Published 03/06/2019, 11:31 AM
Updated 03/06/2019, 11:31 AM
© Reuters. A customer walks out of a Dollar Tree discount store in Austin, Texas

By Soundarya J

(Reuters) - Dollar Tree Inc (NASDAQ:DLTR) announced plans to close hundreds more Family Dollar stores on Wednesday as it wrote off $2.7 billion, or nearly a third of the value of the struggling discount chain it bought for $9 billion four years ago.

Shares of the company rose 2 percent as it reported better-than-expected fourth-quarter same-store sales, along with the results of its full strategic assessment of the Family Dollar business.

Hedge fund investor Starboard Value LP in January urged Dollar Tree to explore all alternatives for its Family Dollar business, including a sale, after years of weakness that has hurt the company's overall profitability.

Though Family Dollar has remodeled some stores and expanded its product range, same-store sales growth has been nearly flat on average in the past two years, pushing down the parent company's shares 7 percent in the last 12 months.

Same-store sales rose 1.4 percent at the smaller chain in the fourth quarter, the strongest in a year and pushing overall numbers up 2.4 percent, above an average analyst estimate of 1.5 percent rise, according to IBES data from Refinitiv.

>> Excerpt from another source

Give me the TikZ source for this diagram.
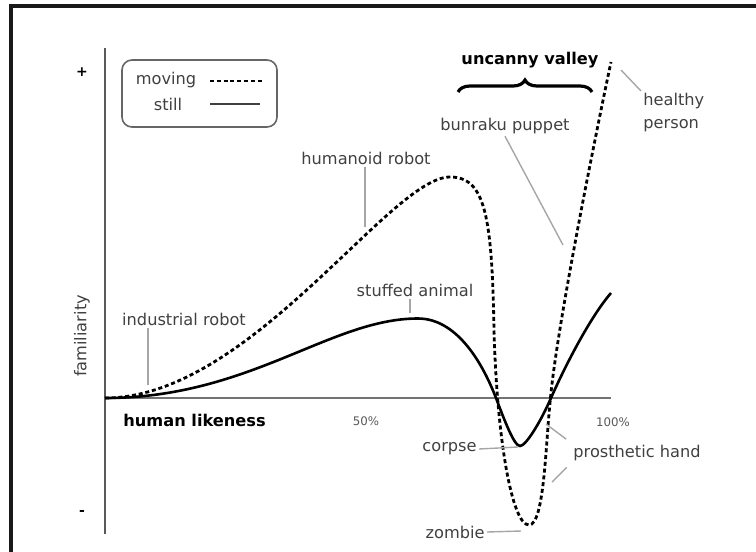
\documentclass[tikz,border=0pt]{standalone}
\usepackage{fontspec}
\setmainfont{DejaVu Sans}
\usetikzlibrary{decorations.pathreplacing}

\begin{document}
\begin{tikzpicture}[x = 0.5pt, y = -0.5pt,
  label/.style = {text = black!75, font = \fontsize{8.1}{9.5}\selectfont, inner sep = 1pt},
  title/.style = {text = black, font = \fontsize{8.1}{9.5}\selectfont\bfseries, inner sep = 1pt},
  percent/.style = {text = black!65, font = \fontsize{5.9}{7}\selectfont, inner sep = 1pt},
  pointer/.style = {draw = black!35, line width = 0.7pt},
  moving/.style = {line width = 1.4pt, dash pattern = on 2pt off 1.4pt},
  still/.style = {line width = 1.3pt}]
\useasboundingbox (0, 0) rectangle (756, 552);
\draw[line width = 2pt, black!90] (11, 560) -- (11, 5.5) -- (760, 5.5);

\draw[black!65, line width = 1.3pt] (105, 48) -- (105, 534);
\draw[black!55, line width = 1pt] (105, 398) -- (611, 398);
\node (plus) at (82, 72) {\fontsize{7}{8}\selectfont\bfseries +};
\node (minus) at (82, 513) {\fontsize{7}{8}\selectfont\bfseries -};
\node[label, rotate = 90] (familiarity) at (82, 336) {familiarity};
\node[title, anchor = west] (likeness) at (121, 420) {human likeness};
\node[percent] (half) at (366, 421) {50\%};
\node[percent] (full) at (613, 422) {100\%};

\draw[black!60, line width = 0.8pt, rounded corners = 5pt] (122, 60) rectangle (277, 127);
\node[label] (movingkey) at (166, 80) {moving};
\node[label] (stillkey) at (168, 104) {still};
\draw[moving, line width = 1.2pt] (210, 81) -- (262, 81);
\draw[black!75, line width = 0.6pt] (210, 104) -- (260, 104);

\draw[still] (105, 398) .. controls (250, 398) and (330, 318.5) .. (418, 318.5)
  .. controls (455, 318.5) and (481, 359) .. (496, 398)
  .. controls (504, 419) and (514, 446) .. (520, 446)
  .. controls (526, 446) and (541, 421) .. (551, 398)
  .. controls (566, 364) and (591, 316) .. (611, 293);
\draw[moving] (105, 398) .. controls (250, 398) and (390, 177) .. (450, 177)
  .. controls (485, 177) and (492, 215) .. (494, 330)
  .. controls (497, 440) and (512, 525) .. (529, 525)
  .. controls (544, 525) and (545.5, 448) .. (550, 403)
  .. controls (556, 330) and (597, 128) .. (611, 62);

\node[label] (industrial) at (184, 319) {industrial robot};
\coordinate (industrialpt) at (148, 385);
\draw[pointer] (industrial.south -| industrialpt) -- (industrialpt);

\node[label] (humanoid) at (366, 158) {humanoid robot};
\coordinate (humanoidpt) at (365, 227);
\draw[pointer] (humanoid.south -| humanoidpt) -- (humanoidpt);

\node[label] (stuffed) at (415, 290) {stuffed animal};
\coordinate (stuffedpt) at (410, 313);
\draw[pointer] (stuffed.south -| stuffedpt) -- (stuffedpt);

\node[title] (valley) at (530, 60) {uncanny valley};
\draw[decorate, decoration = {brace, amplitude = 6pt}, line width = 1.6pt] (458, 92) -- (592, 92);

\node[label] (bunraku) at (505, 126) {bunraku puppet};
\coordinate (bunrakupt) at (563, 245);
\draw[pointer] (bunraku.south) -- (bunrakupt);

\node[label, align = left, anchor = north west] (healthy) at (641, 91) {healthy\\[2pt]person};
\coordinate (healthypt) at (621, 70);
\draw[pointer] (healthypt) -- (healthy.north west);

\node[label, anchor = east] (corpse) at (479, 449) {corpse};
\coordinate (corpsept) at (518, 447);
\draw[pointer] (corpse.east) -- (corpsept);

\node[label, anchor = east] (zombie) at (487, 532) {zombie};
\coordinate (zombiept) at (521, 531);
\draw[pointer] (zombie.east) -- (zombiept);

\node[label, anchor = west] (prosthetic) at (571, 453) {prosthetic hand};
\coordinate (handstill) at (546, 424);
\coordinate (handmoving) at (552, 482);
\draw[pointer, shorten < = 3pt] (prosthetic.north west) -- (handstill);
\draw[pointer, shorten < = 3pt] (prosthetic.south west) -- (handmoving);
\end{tikzpicture}
\end{document}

The company said it would shut 390 Family Dollar stores, besides planned remodeling of 1,000 stores this year to add $1-only items. Dollar Tree had already closed 122 Family Dollar stores in the fiscal year ending Feb. 2.

The Chesapeake, Virginia-based company, which took a $2.73 billion one-time charge for the decline in the chain's value in the fourth quarter, also said it would explore pricing some goods above the $1-mark, as Starboard has demanded.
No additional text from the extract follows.